Ürün çıkarmaya devam ettikçe sosyal medya hesabım da büyüdü. Yurt dışından talepler gelmeye başladı. Geçen yıl Hollanda’dan Fransa’dan misafirler ağırladım. Çay tarımını ve üretimini deneyimlemek için geldiler. Genellikle sınır olarak deneyimlemek için 5 kişi alıyoruz; yerimiz de küçük. Deneyimlemek isteyen olursa herkese kapımız açık. Bağlantıya geçebilirler. Biz bu işi aşk ile yapıyor, bölgemizi tanıtıyoruz. Buradaki amacım zaten Türk çayını tanıtmak, kendi çayıma katma değer sağlamak. Aslında insan tarlasındaki çaya kendi değerini biçmeli. Benden sadece çay istiyorlardı, şimdi nasıl yapıldığını öğrenmek istiyorlar" dedi.

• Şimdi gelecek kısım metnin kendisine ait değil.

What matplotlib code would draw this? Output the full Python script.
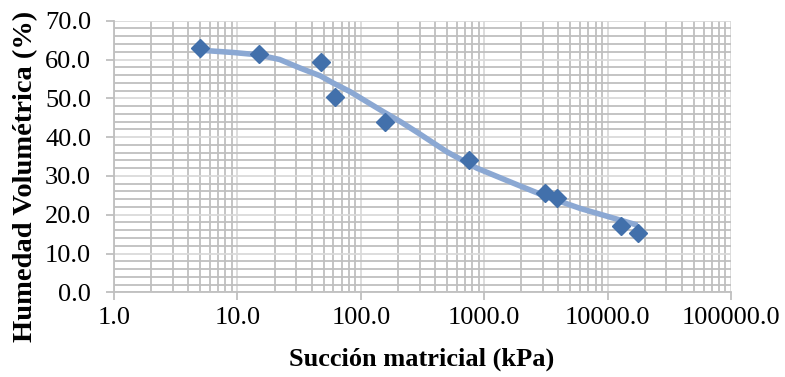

'YABANCILAR TÜRK ÇAYINI TANIMIYOR'
Türk çayının yolculuğunu misafirlerine aktarmaya çalıştıklarını söyleyen grup rehberi Seda Algün, ‘"Avusturya’da eşimle birlikte bir çay dükkanımız var. Yıllardır Türk çayının tanıtılması için çalışıyoruz. Bu sene de ilk defa müşterilerimiz ile birlikte Rize’ye Cengiz Bey’in çay okuluna geldik. Çok güzel bir deneyim ve burada olan herkes çok mutlu. Çayın nasıl yapıldığını, ne kadar büyük emeklerden geçtiğini öğreniyoruz. Tadını alırken daha da düşünerek içeceğiz çayları. Dün topladığımız çayı soldurduk, bugün kıvırma işlemini yaptık. Çay fermente olacak, ardından fırına gidecek ve biz de tadına bakacağız. Misafirlerimiz çay sevdalısı; daha çok öğrenmek için buraya geldi. Türk çayını ne yazık ki sadece yurt dışında yaşayan Türkler tanıyor. Yabancılar Türk çayını pek tanımıyor. Özellikle kalitesi düşük bir çay olarak biliyorlar. Amacımız zaten bunu değiştirmek. Gerçekten kaliteli, leziz, el yapımı inanılmaz çaylarımız var" diye konuştu.
'ÇAY ÜRETMEK ÇOK SAYGI GEREKTİREN İŞ'
İlk kez geldikleri bölgeye hayran kaldıklarını anlatan çay meraklısı çiftten Christina Kierner de "35 yıldır evliyiz. 35'inci yılımızı burada kutlamak için özellikle bu çay turunu seçtik. İlk defa Türkiye’ye geldim. Çok etkilendim. Daha öncesinde çay ve Türkiye hakkında pek bir bilgim yokmuş. Öncelikle bunu öğrendim. Daha önceki bilgilerim ile şu anki bilgilerim arasında çok fark var. Gördüm ki çay üretmek çok saygı gerektiren bir iş. Çok zor ve yoğun bir iş" dedi.
‘İLK DEFA ÇAY BİTKİSİ GÖRDÜM’
Johannes Kierner ise "Daha çok Marmara Bölgesi'nden Türkiye’yi tanıyordum. Rize’yi de sadece haritadan biliyordum. Çay merakı için geldik ve çok etkilendim. İlk defa bir çay bitkisi gördüm. Buradaki dağlar, yemekler ve insanların sıcaklığı beni çok etkiledi. Çok minnettarım" ifadelerini kullandı.